Julia is JIT-compiled, a Lisp (under the hood) and (somewhat) dependently typed.
Is that enough to port (or even transpile) modules from the big open source CAS without an entire rewrite? Is there enough similarity between CAS to make "foreign" modules even a remote possibility?
Otherwise, Nemo will likely not achieve a great unification of math packages, since the required effort goes way beyond the resources of a small dedicated group.
Since Julia is about speed, how does this compare to Sympy speed?
This is a fantastic collection of software into what seems to be a well organized and well documented package.

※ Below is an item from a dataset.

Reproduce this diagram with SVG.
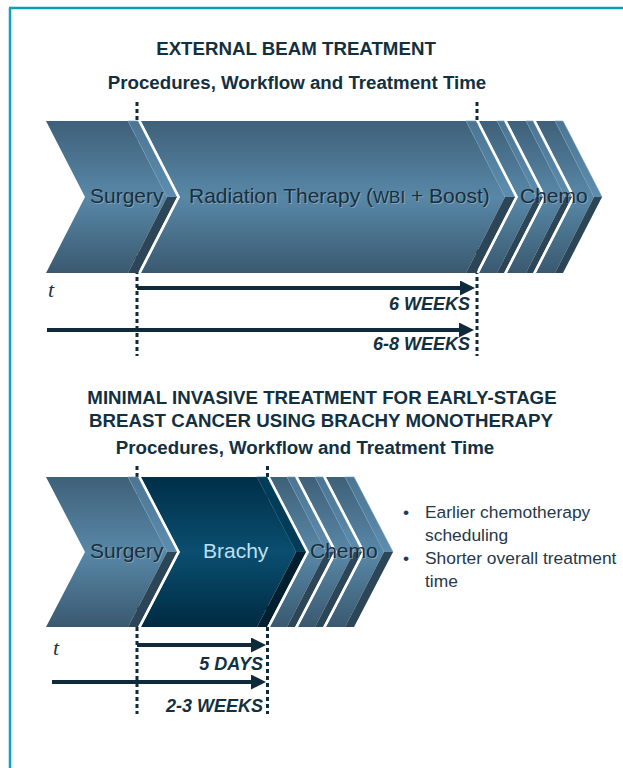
<svg xmlns="http://www.w3.org/2000/svg" width="623" height="768" viewBox="0 0 623 768">
<style>
.title{font-family:"Liberation Sans",Arial,sans-serif;font-weight:bold;font-size:18.7px;fill:#12303f;text-anchor:middle}
.lbl{font-family:"Liberation Sans",Arial,sans-serif;font-size:21px;fill:#1b2e3c}
.shd{font-family:"Liberation Sans",Arial,sans-serif;font-size:21px;fill:#9fbdd0;opacity:0.55}
.dur{font-family:"Liberation Sans",Arial,sans-serif;font-weight:bold;font-style:italic;font-size:18px;fill:#12303f;text-anchor:end}
.tt{font-family:"Liberation Serif","Times New Roman",serif;font-style:italic;font-size:22px;fill:#1e3444}
.bul{font-family:"Liberation Sans",Arial,sans-serif;font-size:17.4px;fill:#26394a}
.face{fill:url(#gFace)}
.up{fill:url(#gUp);stroke:#6f98b4;stroke-width:0.6}
.lo{fill:#2c4557}
.bface{fill:url(#gBr)}
.bup{fill:#033c58;stroke:#0d5573;stroke-width:0.6}
.blo{fill:#00202f}
.gap{fill:none;stroke:#ffffff;stroke-width:2.2}
.dot{stroke:#0f2b3b;stroke-width:3;stroke-dasharray:4 3;fill:none}
.arr{stroke:#0f2b3b;stroke-width:4;fill:none;marker-end:url(#ah)}
</style>
<defs>
<linearGradient id="gFace" x1="0" y1="0" x2="0" y2="1">
<stop offset="0" stop-color="#3f6079"/>
<stop offset="0.5" stop-color="#5888a7"/>
<stop offset="1" stop-color="#3a5970"/>
</linearGradient>
<linearGradient id="gUp" x1="0" y1="0" x2="0" y2="1">
<stop offset="0" stop-color="#4c7592"/>
<stop offset="1" stop-color="#5d8daf"/>
</linearGradient>
<linearGradient id="gBr" x1="0" y1="0" x2="0" y2="1">
<stop offset="0" stop-color="#002f48"/>
<stop offset="0.5" stop-color="#0a4e70"/>
<stop offset="1" stop-color="#002b42"/>
</linearGradient>
<marker id="ah" markerUnits="userSpaceOnUse" markerWidth="16" markerHeight="16" refX="5" refY="7.5" orient="auto">
<path d="M0,0 L15,7.5 L0,15 z" fill="#0f2b3b"/>
</marker>
</defs>
<rect width="623" height="768" fill="#ffffff"/>
<g id="frame">
<line x1="9" y1="8" x2="623" y2="8" stroke="#0b9db5" stroke-width="2.5"/>
<line x1="10" y1="8" x2="10" y2="768" stroke="#0aa5bd" stroke-width="2.5"/>
</g>
<g id="titles">
<text class="title" x="296" y="55">EXTERNAL BEAM TREATMENT</text>
<text class="title" x="297" y="89">Procedures, Workflow and Treatment Time</text>
<text class="title" x="322" y="404">MINIMAL INVASIVE TREATMENT FOR EARLY-STAGE</text>
<text class="title" x="321" y="427">BREAST CANCER USING BRACHY MONOTHERAPY</text>
<text class="title" x="305" y="454">Procedures, Workflow and Treatment Time</text>
</g>
<g id="connectors">
<line class="dot" x1="137" y1="102" x2="137" y2="356"/>
<line class="dot" x1="477" y1="102" x2="477" y2="356"/>
<line class="dot" x1="137" y1="466" x2="137" y2="714"/>
<line class="dot" x1="267.5" y1="466" x2="267.5" y2="714"/>
<line class="arr" x1="137" y1="288" x2="465" y2="288"/>
<line class="arr" x1="47" y1="330" x2="464" y2="330"/>
<line class="arr" x1="137" y1="645" x2="256" y2="645"/>
<line class="arr" x1="52" y1="682" x2="256" y2="682"/>
</g>
<g id="top-surgery">
<polygon class="face" points="46,121 128,121 167,197 128,273 46,273 85,197"/>
<polygon class="up" points="128,121 138,121 177,197 167,197"/>
<polygon class="lo" points="167,197 177,197 138,273 128,273"/>
</g>
<g id="top-radiation">
<polygon class="face" points="141,121 466,121 505,197 466,273 141,273 180,197"/>
<polygon class="up" points="466,121 476,121 515,197 505,197"/>
<polygon class="lo" points="505,197 515,197 476,273 466,273"/>
</g>
<g id="top-chemo">
<polygon class="face" points="479,121 497,121 536,197 497,273 479,273 518,197"/>
<polygon class="up" points="497,121 504,121 543,197 536,197"/>
<polygon class="lo" points="536,197 543,197 504,273 497,273"/>
<polygon class="face" points="507,121 526,121 565,197 526,273 507,273 546,197"/>
<polygon class="up" points="526,121 533,121 572,197 565,197"/>
<polygon class="lo" points="565,197 572,197 533,273 526,273"/>
<polygon class="face" points="536,121 555,121 594,197 555,273 536,273 575,197"/>
<polygon class="up" points="555,121 563,121 602,197 594,197"/>
<polygon class="lo" points="594,197 602,197 563,273 555,273"/>
</g>
<g id="top-gaps">
<polyline class="gap" points="139.5,121 178.5,197 139.5,273"/>
<polyline class="gap" points="477.5,121 516.5,197 477.5,273"/>
<polyline class="gap" points="505.5,121 544.5,197 505.5,273"/>
<polyline class="gap" points="534.5,121 573.5,197 534.5,273"/>
</g>
<g id="top-labels">
<text class="shd" x="91" y="204">Surgery</text>
<text class="lbl" x="90" y="203">Surgery</text>
<text class="shd" x="190" y="204">Radiation Therapy (<tspan font-size="17">WBI</tspan> + Boost)</text>
<text class="lbl" x="189" y="203">Radiation Therapy (<tspan font-size="17">WBI</tspan> + Boost)</text>
<text class="shd" x="521" y="204">Chemo</text>
<text class="lbl" x="520" y="203">Chemo</text>
</g>
<g id="bottom-surgery">
<polygon class="face" points="46,477 128,477 167,552 128,627 46,627 85,552"/>
<polygon class="up" points="128,477 138,477 177,552 167,552"/>
<polygon class="lo" points="167,552 177,552 138,627 128,627"/>
</g>
<g id="bottom-brachy">
<polygon class="bface" points="141,477 257,477 296,552 257,627 141,627 180,552"/>
<polygon class="bup" points="257,477 267,477 306,552 296,552"/>
<polygon class="blo" points="296,552 306,552 267,627 257,627"/>
</g>
<g id="bottom-chemo">
<polygon class="face" points="270,477 287,477 326,552 287,627 270,627 309,552"/>
<polygon class="up" points="287,477 295,477 334,552 326,552"/>
<polygon class="lo" points="326,552 334,552 295,627 287,627"/>
<polygon class="face" points="298,477 315,477 354,552 315,627 298,627 337,552"/>
<polygon class="up" points="315,477 323,477 362,552 354,552"/>
<polygon class="lo" points="354,552 362,552 323,627 315,627"/>
<polygon class="face" points="326,477 345,477 384,552 345,627 326,627 365,552"/>
<polygon class="up" points="345,477 354,477 393,552 384,552"/>
<polygon class="lo" points="384,552 393,552 354,627 345,627"/>
</g>
<g id="bottom-gaps">
<polyline class="gap" points="139.5,477 178.5,552 139.5,627"/>
<polyline class="gap" points="268.5,477 307.5,552 268.5,627"/>
<polyline class="gap" points="296.5,477 335.5,552 296.5,627"/>
<polyline class="gap" points="324.5,477 363.5,552 324.5,627"/>
</g>
<g id="bottom-labels">
<text class="shd" x="91" y="559">Surgery</text>
<text class="lbl" x="90" y="558">Surgery</text>
<text class="lbl" x="203" y="558" style="fill:#bfe0f2">Brachy</text>
<text class="shd" x="311" y="559">Chemo</text>
<text class="lbl" x="310" y="558">Chemo</text>
</g>
<g id="durations">
<text class="tt" x="48" y="297">t</text>
<text class="dur" x="470" y="310">6 WEEKS</text>
<text class="dur" x="470" y="350">6-8 WEEKS</text>
<text class="tt" x="53" y="655">t</text>
<text class="dur" x="263" y="670">5 DAYS</text>
<text class="dur" x="263" y="712">2-3 WEEKS</text>
</g>
<g id="bullets">
<text class="bul" x="403" y="518">•</text>
<text class="bul" x="425" y="518">Earlier chemotherapy</text>
<text class="bul" x="425" y="541">scheduling</text>
<text class="bul" x="403" y="564">•</text>
<text class="bul" x="425" y="564">Shorter overall treatment</text>
<text class="bul" x="425" y="587">time</text>
</g>
</svg>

There's a little bit more information in Fredrik J's blog post: http://fredrikj.net/blog/2015/09/finding-nemo/
If it is built on PARI how does it improve upon it?
Personally I want to know how to define algebraic number classes. I attempted and failed write my own algebraic number types in Python.
Holy shit! Those benchmarks look absolutely incredible, outperforming Magma by a factor of 5 on average. Incredible work. This is the kind of work that makes Julia really look like the next step for scientific computing.